Comparison of Aptos, Sui, and Linera | Weekly Insights
Fundamental Insights
#1 Aptos, Sui, and Linera
The Libra gang gathers lots of attention these days. People know Libra gang because of their high valuations and funding from first-tiered VC. In this section, we will briefly talk about the innovations of Libra gang.
In short, the Libra gang is working on a new language, Move language, high TPS, low latency, and fast finality. This should sound familiar like other Ethereum killers and Solana. Solana is proud of Rust-based smart contracts, high TPS, and low latency.
Users complained about high fees for traditional blockchains. Therefore, new layer1 with high TPS appeared. After high TPS blockchains emerged, users expect a shorter finality time. On these high TPS blockchains, user transactions are not always well packed and face network congestions. Moreover, cross-chain experiences for users are generally bad.
The innovations mainly happen in transactions and move language.
Transactions
Validators validate transactions individually. This brings low latency and high TPS. The transactions lifecycle is the following:
User sends the transaction
Validators vote for it based on POS rule
Sender collects votes and generates certificate
Sender broadcasts certificate
Senders take part of the work during consensus.
An arbitrary number of atomic actions can be done in one single transaction across multiple on-chain accounts. For example, the user can transfer to different accounts in one transaction.
Parallel account transactions also contribute a lot to TPS. Dependent transactions mean that tx2 relies on the output of tx1. Dependent transactions are executed in order, but independent transactions are executed in casual order.
Move
Move is a Rust-based language. It attracts developers from other Rust-based blockchain ecosystems, like Solana, CosmWASM and Polkadot.
Move focuses on asset movement. Assets can be the input and output of the function. This increases interoperability.
States are stored in users' own storage space. Users need to pay for them and get refunds after destroying them.
Here is a detailed comparison between Libra and other common blockchain.
Aptos uses core Move from Libra. Sui makes lots of modification for better GameFi development experience. Sui releases Sui Move. Sui modifies the object key and storage settings as well. There are three big features of Sui Move:
Frictionless mass asset creation allows users to create multiple assets in a while loop. This is possible because Sui improves the object keys. This implementation is not possible in Aptos Move.
Native asset ownership and transfers allow developers to take assets as input. This snippet restricts token transfer unless the holder holds assets for more than 30 days. If we would like to implement the same thing in Aptos Move, this may cost 20-30 lines because we can only pass token ID into the function, not asset itself.

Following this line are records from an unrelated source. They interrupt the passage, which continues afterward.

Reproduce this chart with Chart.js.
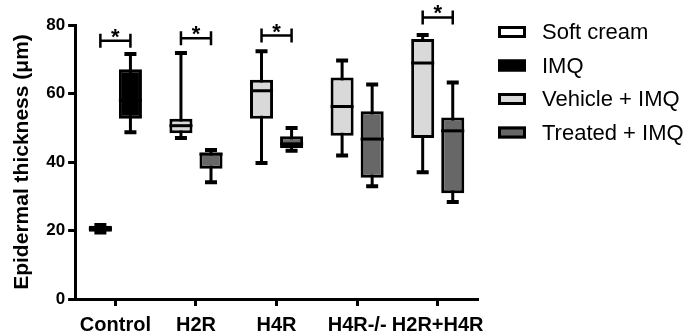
<!DOCTYPE html>
<html>
<head>
<meta charset="utf-8">
<script src="https://cdn.jsdelivr.net/npm/chart.js@4/dist/chart.umd.min.js"></script>
<style>
  html, body { margin: 0; padding: 0; background: #fff; }
</style>
</head>
<body>
<canvas id="box-chart" width="691" height="335"></canvas>
<script>
// groups on the x axis
const categories = ['Control', 'H2R', 'H4R', 'H4R-/-', 'H2R+H4R'];

// left box of each group: Soft cream (Control) / Vehicle + IMQ (the rest)
const leftMin = [19.4, 47.0, 39.7, 41.9, 37.0];
const leftQ1 = [19.6, 48.4, 52.6, 47.7, 47.0];
const leftMedian = [20.5, 50.6, 60.8, 56.2, 68.9];
const leftQ3 = [21.4, 52.6, 64.0, 64.7, 75.9];
const leftMax = [21.6, 71.8, 72.3, 69.6, 77.1];

// right box of each group: IMQ (Control) / Treated + IMQ (the rest)
const rightMin = [48.7, 34.1, 43.3, 32.9, 28.3];
const rightQ1 = [52.6, 38.0, 44.1, 35.4, 30.9];
const rightMedian = [58.0, 42.3, 45.3, 46.7, 49.1];
const rightQ3 = [67.1, 42.8, 47.5, 54.8, 53.0];
const rightMax = [71.5, 43.5, 49.9, 62.6, 63.2];

const yTicks = [0, 20, 40, 60, 80];

const legendLabels = ['Soft cream', 'IMQ', 'Vehicle + IMQ', 'Treated + IMQ'];

// significance brackets (* between the two boxes of a group)
const sigGroups = ['Control', 'H2R', 'H4R', 'H2R+H4R'];
const sigLevels = [75.4, 76.1, 76.9, 82.2];

var FONT = "'Liberation Sans', Arial, sans-serif";
var softCream = '#ffffff', imq = '#000000', vehicle = '#d9d9d9', treated = '#676767';
var legendFills = [softCream, imq, vehicle, treated];

var leftFill = categories.map((c, i) => i === 0 ? softCream : vehicle);
var rightFill = categories.map((c, i) => i === 0 ? imq : treated);

var stats = [
  {min: leftMin, med: leftMedian, max: leftMax},
  {min: rightMin, med: rightMedian, max: rightMax}
];

// whiskers, medians, brackets and legend drawn around the floating bars
const boxPlot = {
  id: 'boxPlot',
  beforeDatasetsDraw(chart) {
    const ctx = chart.ctx, y = chart.scales.y;
    ctx.save();
    ctx.strokeStyle = '#000';
    stats.forEach((s, d) => {
      chart.getDatasetMeta(d).data.forEach((bar, i) => {
        const bx = bar.x;
        const yMin = y.getPixelForValue(s.min[i]);
        const yMax = y.getPixelForValue(s.max[i]);
        ctx.lineWidth = 3;
        ctx.beginPath();
        ctx.moveTo(bx, yMin);
        ctx.lineTo(bx, yMax);
        ctx.stroke();
        ctx.lineWidth = 4;
        ctx.beginPath();
        ctx.moveTo(bx - 6, yMin);
        ctx.lineTo(bx + 6, yMin);
        ctx.moveTo(bx - 6, yMax);
        ctx.lineTo(bx + 6, yMax);
        ctx.stroke();
      });
    });
    ctx.restore();
  },
  afterDatasetsDraw(chart) {
    const ctx = chart.ctx, y = chart.scales.y;
    ctx.save();
    ctx.strokeStyle = '#000';
    ctx.lineWidth = 3;
    stats.forEach((s, d) => {
      chart.getDatasetMeta(d).data.forEach((bar, i) => {
        const ym = y.getPixelForValue(s.med[i]);
        ctx.beginPath();
        ctx.moveTo(bar.x - bar.width / 2, ym);
        ctx.lineTo(bar.x + bar.width / 2, ym);
        ctx.stroke();
      });
    });

    // brackets with stars
    ctx.lineWidth = 2.5;
    ctx.fillStyle = '#000';
    ctx.font = 'bold 22px ' + FONT;
    ctx.textAlign = 'center';
    ctx.textBaseline = 'alphabetic';
    sigGroups.forEach((g, k) => {
      const i = categories.indexOf(g);
      const x1 = chart.getDatasetMeta(0).data[i].x;
      const x2 = chart.getDatasetMeta(1).data[i].x;
      const yl = y.getPixelForValue(sigLevels[k]);
      ctx.beginPath();
      ctx.moveTo(x1, yl - 7);
      ctx.lineTo(x1, yl + 7);
      ctx.moveTo(x1, yl);
      ctx.lineTo(x2, yl);
      ctx.moveTo(x2, yl - 7);
      ctx.lineTo(x2, yl + 7);
      ctx.stroke();
      ctx.fillText('*', (x1 + x2) / 2, yl + 3);
    });
    ctx.restore();
  },
  afterDraw(chart) {
    const ctx = chart.ctx;
    ctx.save();
    ctx.font = '22px ' + FONT;
    ctx.textBaseline = 'middle';
    ctx.textAlign = 'left';
    legendLabels.forEach((lab, k) => {
      const cy = 32 + k * 33.5;
      ctx.fillStyle = legendFills[k];
      ctx.fillRect(498, cy - 6, 28, 12);
      ctx.strokeStyle = '#000';
      ctx.lineWidth = 3;
      ctx.strokeRect(499.5, cy - 4.5, 25, 9);
      ctx.fillStyle = '#000';
      ctx.fillText(lab, 542, cy + 1);
    });
    ctx.restore();
  }
};

const data = {
  labels: categories,
  datasets: [
    {
      label: 'left',
      data: leftQ1.map((q, i) => [q, leftQ3[i]]),
      backgroundColor: leftFill,
      borderColor: '#000',
      borderWidth: 3,
      borderSkipped: false
    }, {
      label: 'right',
      data: rightQ1.map((q, i) => [q, rightQ3[i]]),
      backgroundColor: rightFill,
      borderColor: '#000',
      borderWidth: 3,
      borderSkipped: false
    }
  ]
};

const config = {
  type: 'bar',
  data,
  options: {
    responsive: false,
    animation: false,
    categoryPercentage: 0.746,
    barPercentage: 0.767,
    layout: {padding: {left: 10, right: 213, top: 25, bottom: 0}},
    plugins: {legend: {display: false}, tooltip: {enabled: false}},
    scales: {
      x: {
        afterFit: (s) => { s.height = 36; },
        grid: {display: true, offset: false, drawOnChartArea: false, drawTicks: true, tickLength: 7, tickWidth: 3, tickColor: '#000'},
        border: {display: true, color: '#000', width: 3},
        ticks: {color: '#000', padding: 9, maxRotation: 0, autoSkip: false, font: {family: FONT, size: 20, weight: 'bold', lineHeight: 1}}
      },
      y: {
        min: 0,
        max: 80,
        afterBuildTicks: (s) => { s.ticks = yTicks.map(v => ({value: v})); },
        grid: {display: true, drawOnChartArea: false, drawTicks: true, tickLength: 7, tickWidth: 3, tickColor: '#000'},
        border: {display: true, color: '#000', width: 3},
        ticks: {color: '#000', padding: 3, font: {family: FONT, size: 17, weight: 'bold'}},
        title: {
          display: true,
          text: 'Epidermal thickness (μm)',
          color: '#000',
          padding: {top: 0, bottom: 8},
          font: {family: FONT, size: 21, weight: 'bold'}
        }
      }
    }
  },
  plugins: [boxPlot]
};

var chart = new Chart(document.getElementById('box-chart').getContext('2d'), config);
</script>
</body>
</html>
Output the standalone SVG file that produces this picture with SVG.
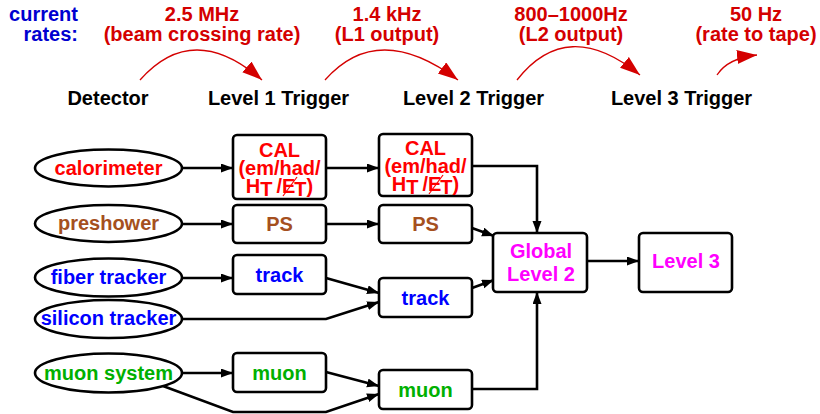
<svg xmlns="http://www.w3.org/2000/svg" width="820" height="414" viewBox="0 0 820 414">
<style>
text{font-family:"Liberation Sans",Arial,sans-serif;font-weight:bold;font-size:20px;text-anchor:middle}
.box{fill:#fff;stroke:#000;stroke-width:2.6}
.ell{fill:#fff;stroke:#000;stroke-width:2.6}
.con{fill:none;stroke:#000;stroke-width:2.6;marker-end:url(#ah)}
.arc{fill:none;stroke:#d40000;stroke-width:1.3;marker-end:url(#rah)}
.hd{fill:#d40000}
.bl{fill:#0000d0}
.red{fill:#ff0000}
.brn{fill:#a5501e}
.blu{fill:#0000ff}
.grn{fill:#00b000}
.mag{fill:#ff00ff}
.blk{fill:#000}
</style>
<defs>
<marker id="ah" markerUnits="userSpaceOnUse" markerWidth="13" markerHeight="10" refX="12" refY="4.5" orient="auto" viewBox="0 0 13 10">
<path d="M0,0 L12,4.5 L0,9 z" fill="#000"/>
</marker>
<marker id="rah" markerUnits="userSpaceOnUse" markerWidth="22" markerHeight="16" refX="20" refY="7" orient="auto" viewBox="0 0 22 16">
<path d="M0,0 L20,7 L0,14 z" fill="#d40000"/>
</marker>
</defs>

<g id="header">
<text class="bl" x="78" y="21" style="text-anchor:end">current</text>
<text class="bl" x="78" y="40.5" style="text-anchor:end">rates:</text>
<text class="hd" x="202" y="21">2.5 MHz</text>
<text class="hd" x="202" y="40.5">(beam crossing rate)</text>
<text class="hd" x="387" y="21">1.4 kHz</text>
<text class="hd" x="387" y="40.5">(L1 output)</text>
<text class="hd" x="571" y="21">800–1000Hz</text>
<text class="hd" x="571" y="40.5">(L2 output)</text>
<text class="hd" x="756" y="21">50 Hz</text>
<text class="hd" x="756" y="40.5">(rate to tape)</text>
<text class="blk" x="108" y="105">Detector</text>
<text class="blk" x="278.5" y="105">Level 1 Trigger</text>
<text class="blk" x="473.5" y="105">Level 2 Trigger</text>
<text class="blk" x="681.5" y="105">Level 3 Trigger</text>
</g>

<g id="rate-arcs">
<path class="arc" d="M140,80 Q193,20 262,80"/>
<path class="arc" d="M325,80 Q378,20 458,80"/>
<path class="arc" d="M517,80 Q567,16 640,75"/>
<path class="arc" d="M717,75 Q728,58 757,55"/>
</g>

<g id="connectors">
<path class="con" d="M182,168 H233"/>
<path class="con" d="M326,168 H379"/>
<path class="con" d="M472,166 H537 V233"/>
<path class="con" d="M182,224 H233"/>
<path class="con" d="M326,224 H379"/>
<path class="con" d="M472,228 L494,236"/>
<path class="con" d="M182,278 H233"/>
<path class="con" d="M326,278 L379,293"/>
<path class="con" d="M182,319 H326 L379,302"/>
<path class="con" d="M472,288 L494,280"/>
<path class="con" d="M182,373 H233"/>
<path class="con" d="M326,372 L379,386"/>
<path class="con" d="M163,386 L233,412 H326 L379,394"/>
<path class="con" d="M472,389 H537 V292"/>
<path class="con" d="M587,261 H639"/>
</g>

<g id="calorimeter">
<ellipse class="ell" cx="108.5" cy="168" rx="73.5" ry="18.5"/>
<text class="red" x="108.5" y="174.5">calorimeter</text>
</g>
<g id="preshower">
<ellipse class="ell" cx="108.5" cy="223.5" rx="73.5" ry="18.5"/>
<text class="brn" x="108.5" y="230">preshower</text>
</g>
<g id="fiber-tracker">
<ellipse class="ell" cx="108.5" cy="277.5" rx="73.5" ry="19"/>
<text class="blu" x="108.5" y="283.5">fiber tracker</text>
</g>
<g id="silicon-tracker">
<ellipse class="ell" cx="108.5" cy="319" rx="73.5" ry="19"/>
<text class="blu" x="108.5" y="325">silicon tracker</text>
</g>
<g id="muon-system">
<ellipse class="ell" cx="108.5" cy="373" rx="73.5" ry="19.5"/>
<text class="grn" x="108.5" y="379.5">muon system</text>
</g>

<g id="l1-cal">
<rect class="box" x="233" y="135" width="93" height="64" rx="4"/>
<text class="red" x="279.5" y="157">CAL</text>
<text class="red" x="279.5" y="175">(em/had/</text>
<text class="red" x="279.5" y="193">H<tspan dy="3">T</tspan><tspan dy="-3" dx="4">/</tspan>E<tspan dy="3" dx="-1">T</tspan><tspan dy="-3">)</tspan></text>
<line x1="283" y1="196" x2="297" y2="177" stroke="#ff0000" stroke-width="1.2"/>
</g>
<g id="l2-cal">
<rect class="box" x="379" y="134" width="93" height="62" rx="4"/>
<text class="red" x="425.5" y="155">CAL</text>
<text class="red" x="425.5" y="173">(em/had/</text>
<text class="red" x="425.5" y="191">H<tspan dy="3">T</tspan><tspan dy="-3" dx="4">/</tspan>E<tspan dy="3" dx="-1">T</tspan><tspan dy="-3">)</tspan></text>
<line x1="429" y1="194" x2="443" y2="175" stroke="#ff0000" stroke-width="1.2"/>
</g>
<g id="l1-ps">
<rect class="box" x="233" y="205" width="93" height="38" rx="4"/>
<text class="brn" x="279.5" y="231">PS</text>
</g>
<g id="l2-ps">
<rect class="box" x="379" y="205" width="93" height="38" rx="4"/>
<text class="brn" x="425.5" y="231">PS</text>
</g>
<g id="l1-track">
<rect class="box" x="233" y="255" width="93" height="39" rx="4"/>
<text class="blu" x="279.5" y="282">track</text>
</g>
<g id="l2-track">
<rect class="box" x="379" y="278" width="93" height="39" rx="4"/>
<text class="blu" x="425.5" y="305">track</text>
</g>
<g id="l1-muon">
<rect class="box" x="233" y="353" width="93" height="39" rx="4"/>
<text class="grn" x="279.5" y="380">muon</text>
</g>
<g id="l2-muon">
<rect class="box" x="379" y="370" width="93" height="39" rx="4"/>
<text class="grn" x="425.5" y="397">muon</text>
</g>
<g id="global-l2">
<rect class="box" x="493" y="233" width="94" height="59" rx="4"/>
<text class="mag" x="541" y="258">Global</text>
<text class="mag" x="541" y="281">Level 2</text>
</g>
<g id="level3">
<rect class="box" x="639" y="233" width="93" height="59" rx="4"/>
<text class="mag" x="686" y="268">Level 3</text>
</g>
</svg>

Bundling heterogenous assets allows users to bind subobjects to an object. Here we have a character and would like to equip accessories for the character. In Sui Move, the accessory directly belongs to the character. When transferring the character to the buyer, the accessories will come along with the character. This is hard to implement in Aptos Move.
#2 Smart Contract Language
The concept of smart contracts was first introduced by Nick Szabo in 1996. It wasn't until the development of the Ethereum in 2015 that developing a true smart contract became feasible. A smart contract is an automatically executed computer application that executes a contract without the need for validation from a third party. This means that both parties to a transaction do not need to trust each other in order to carry out the transaction.
EVM (Ethereum Virtual Machine) is currently the largest smart contract platform in the world, and the former challengers to Ethereum are becoming compatible with EVM. There are several smart contract languages on the market today, but the most used one is still Solidity.
On July 28, Aztec Network announced the open source EVM programming language Huff, created by Aztec Network founder Zac Williamson in 2019, is an assembly language that allows developers to program directly into the EVM machine code, which can reduce gas fees by up to 80% compared to Solidity and Vyper. Compared to Solidity and Vyper, writing smart contracts in Huff can reduce gas fees by up to 80%.
Gas fee is crucial to the Ethereum experience, and the mainstream idea is to reduce gas by scaling, while Huff is taking a different approach by improving the smart contract language. However, it can be seen that Huff's improvement is not without cost. Huff is more underlying than Solidity, which opens up a lot of underlying stacks to contract developers, which makes contract development more difficult while reducing contract gas. So in practice, the project owner still needs to evaluate the balance between development difficulty and Gas fee.
Although EVM is currently the most mainstream smart contract platform, with the arrival of ETH2.0, Ethereum will also switch from EVM to eWASM, which theoretically supports C, C++, Go and other mainstream development languages for smart contract development. The new public chains Aptos and Sui, which have emerged recently, use Move as their smart contract language.